斎宮
(さいくう)
場所

多気郡明和町斎宮
関係歌・作者
●「呉竹の よよの都と 聞くからに 君が千年は うたがひもあらじ」(ここは呉竹のように代々続いている多気の都と聞きますから、宮様のご長命は疑いもありません。「大和物語」27番・藤原兼輔が、斎宮に到着した柔子内親王を励ました歌です。

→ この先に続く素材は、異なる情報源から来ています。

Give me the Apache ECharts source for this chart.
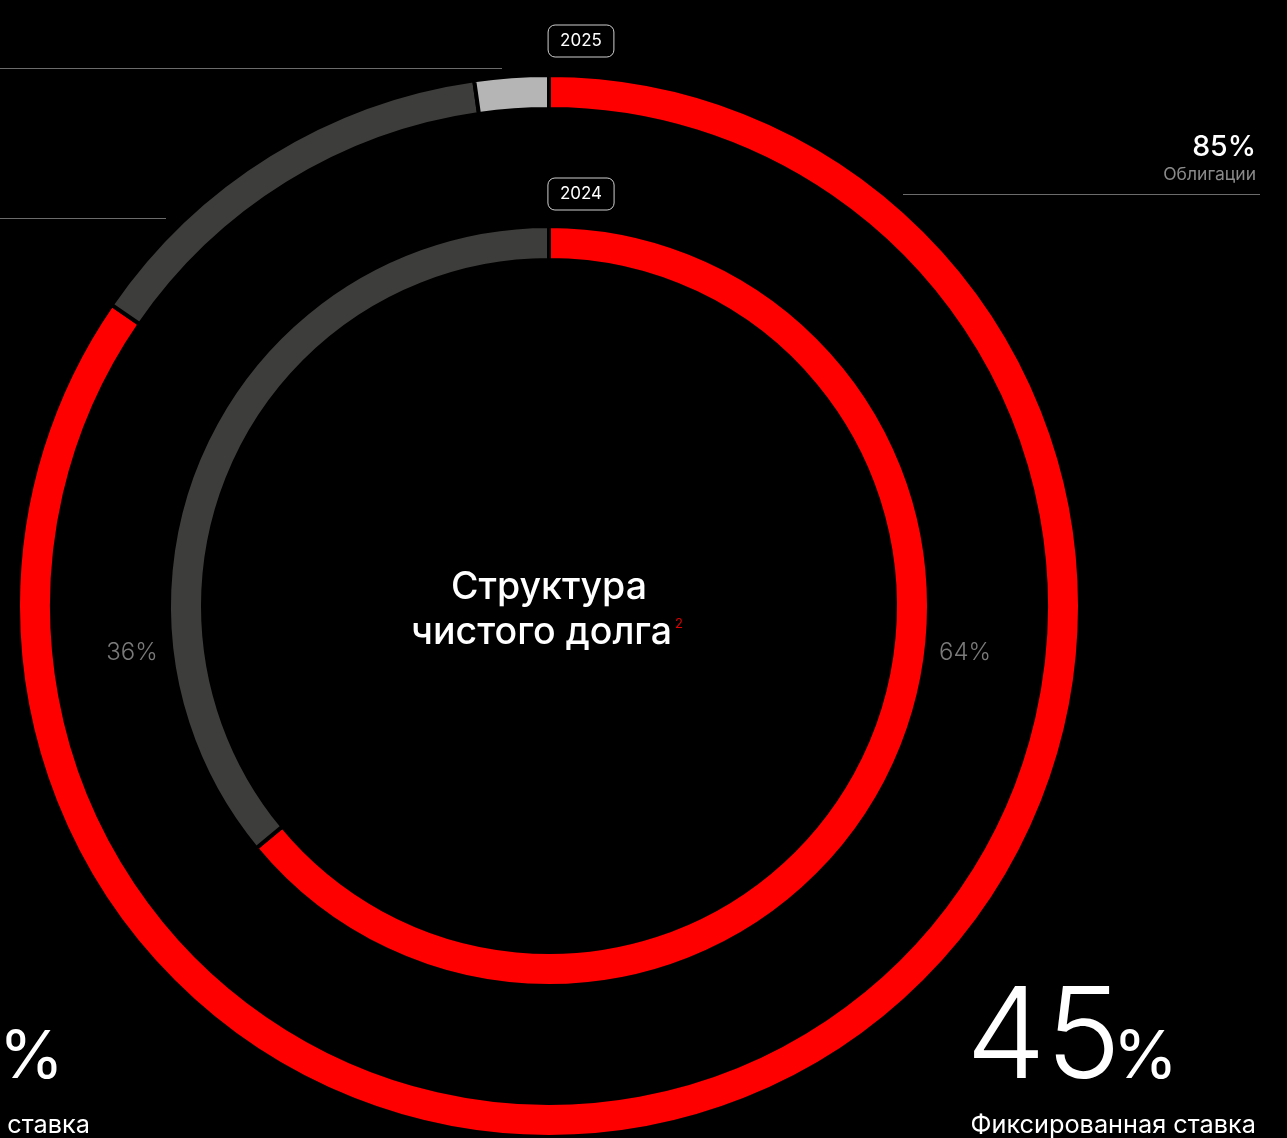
<!DOCTYPE html>
<html>
<head>
<meta charset="utf-8">
<script src="https://cdn.jsdelivr.net/npm/echarts@6/dist/echarts.min.js"></script>
<style>
html,body{margin:0;padding:0;background:#000;}
#chart{width:1287px;height:1138px;}
</style>
</head>
<body>
<div id="chart"></div>
<script>
const years = ['2024', '2025'];
const outerNames = ['Облигации', 'Кредиты', 'Прочее'];
const outerValues = [84.6, 13.15, 2.25];   // 2025
const outerLabels = ['85%', '13%', '2%'];
const innerNames = ['Облигации', 'Кредиты'];
const innerValues = [64, 36];              // 2024
const rateNames = ['Фиксированная ставка', 'Плавающая ставка'];
const rateValues = [45, 55];
const title = ['Структура', 'чистого долга'];

const outerColors = ['#ff0000', '#3d3d3b', '#b5b5b5'];
const innerColors = ['#ff0000', '#3d3d3b'];
const FONT = 'Inter, Roboto, sans-serif';

const chart = echarts.init(document.getElementById('chart'));

function pieData(names, values, colors) {
  return values.map((v, i) => ({ name: names[i], value: v, itemStyle: { color: colors[i] } }));
}

function tag(text, x, y) {
  return {
    type: 'text', x: x, y: y,
    style: {
      text: text, fill: '#ffffff', font: '400 17px ' + FONT,
      align: 'center', verticalAlign: 'middle',
      borderColor: '#cfcfcf', borderWidth: 1, borderRadius: 7,
      padding: [8, 12, 7, 12]
    }
  };
}
function hline(x1, x2, y) {
  return { type: 'line', shape: { x1: x1, y1: y, x2: x2, y2: y }, style: { stroke: '#6b6b6b', lineWidth: 1 } };
}
function txt(text, x, y, font, fill, align) {
  return { type: 'text', x: x, y: y, style: { text: text, fill: fill, font: font, align: align, verticalAlign: 'middle' } };
}

chart.setOption({
  backgroundColor: '#000',
  animation: false,
  series: [
    {
      type: 'pie', center: [549, 606], radius: [497, 531], startAngle: 90, clockwise: true,
      label: { show: false }, labelLine: { show: false }, silent: true,
      itemStyle: { borderColor: '#000', borderWidth: 4 },
      data: pieData(outerNames, outerValues, outerColors)
    },
    {
      type: 'pie', center: [549, 606], radius: [346, 380], startAngle: 90, clockwise: true,
      label: { show: false }, labelLine: { show: false }, silent: true,
      itemStyle: { borderColor: '#000', borderWidth: 4 },
      data: pieData(innerNames, innerValues, innerColors)
    }
  ],
  graphic: [
    hline(0, 502, 68.5),
    hline(0, 166, 218.5),
    hline(903, 1260, 194.5),
    tag(years[1], 581, 41),
    tag(years[0], 581, 194),
    txt(outerLabels[0], 1256, 147, '500 28.5px ' + FONT, '#fff', 'right'),
    txt(outerNames[0], 1256, 175, '400 17.5px ' + FONT, '#8a8a8a', 'right'),
    txt(title[0], 549, 588, '500 37.5px ' + FONT, '#fff', 'center'),
    txt(title[1], 672, 633, '500 37.5px ' + FONT, '#fff', 'right'),
    txt('2', 675, 624, '400 13px ' + FONT, '#e00000', 'left'),
    txt(innerValues[1] + '%', 132, 653, '300 24px ' + FONT, '#7a7a7a', 'center'),
    txt(innerValues[0] + '%', 965, 653, '300 24px ' + FONT, '#7a7a7a', 'center'),
    txt(String(rateValues[0]), 966, 1040, '300 127px ' + FONT, '#fff', 'left'),
    txt('%', 1113, 1058, '400 66px ' + FONT, '#fff', 'left'),
    txt(rateNames[0], 1256, 1125, '400 25.3px ' + FONT, '#fff', 'right'),
    txt(String(rateValues[1]), 4, 1040, '300 127px ' + FONT, '#fff', 'right'),
    txt('%', -1, 1058, '400 66px ' + FONT, '#fff', 'left'),
    txt(rateNames[1], 90, 1125, '400 25.3px ' + FONT, '#fff', 'right')
  ]
});
</script>
</body>
</html>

)
●「
伊勢の海に 舟を流して 潮垂(しほたる)る 海人を我が身と なりぬべきかな」※伊勢に解説。
●返歌「
伊勢の海の 海女のあまたに なりぬらむ われも劣らず しほ垂るれば」※伊勢に解説。
●「
伊勢の海の 千尋の浜に 拾ふとも 今は何てふ かひがあるべき」※伊勢に解説。
●「
大淀の 浦に立つ波 かへらずは 松の変わらぬ 色を見ましや」※大淀に解説。
●「
常盤なる 竹の都の 石なれば うれしきふしを 数えいぞやる」(常緑の竹のように永遠に続く竹の都(斎宮)の石ですから、竹の節々のように嬉しいふし(兆し)を数えながら取っていくのです。「散木寄歌集」74番・源俊頼。斎宮を訪れた俊頼が、女官たちと「石名取りの石合せ」という歌合をした時の歌です。)
●「
君や来し われやゆきけむ おもほえず 夢かうつつか 寝てかさめてか」(あなたがおいでになったのか、私がうかがいましたのか、はっきりしません。いったいこれは夢でしょうか、目覚めてのことでしょうか。「伊勢物語」一夜を共にした翌朝、斎宮から17番・在原業平に贈られた歌です。)
●返歌「
かきくらす 心の闇に まどひにき 夢うつつとは こよひさだめよ」(悲しみに真っ暗になった私の心は、乱れに乱れて、分別もつきませんでした。夢か現実かは、今晩おいでくださって、はっきりお決めください。「伊勢物語」17番・在原業平から斎宮への返歌です。)
●「
いつかまた いつきのみやの いつかれて しめの御内に 塵(ちり)を払はん」(いつかまた斎王が神に奉仕し、神聖な御内(斎宮)の中の塵を払われることがあるのだろうか。「山家集」源平の騒乱期に、斎宮を訪れた86番・西行法師が、その荒れ果てた姿を嘆いた歌です。その頃、15年も斎王が不在であったそうです。)  
由来
 斎王とは国の平安と繁栄のため、都を離れ、伊勢神宮の天照大神に仕えた未婚の皇族女性のことです。 神に仕える身であるため、恋愛は禁じられていました。恋ゆえに斎王を解任されたり、恋人と引き裂かれたりという悲話も多く伝えられています。斎王が暮らした地、斎宮の歴史の道には斎宮に関わる24首の歌碑があります。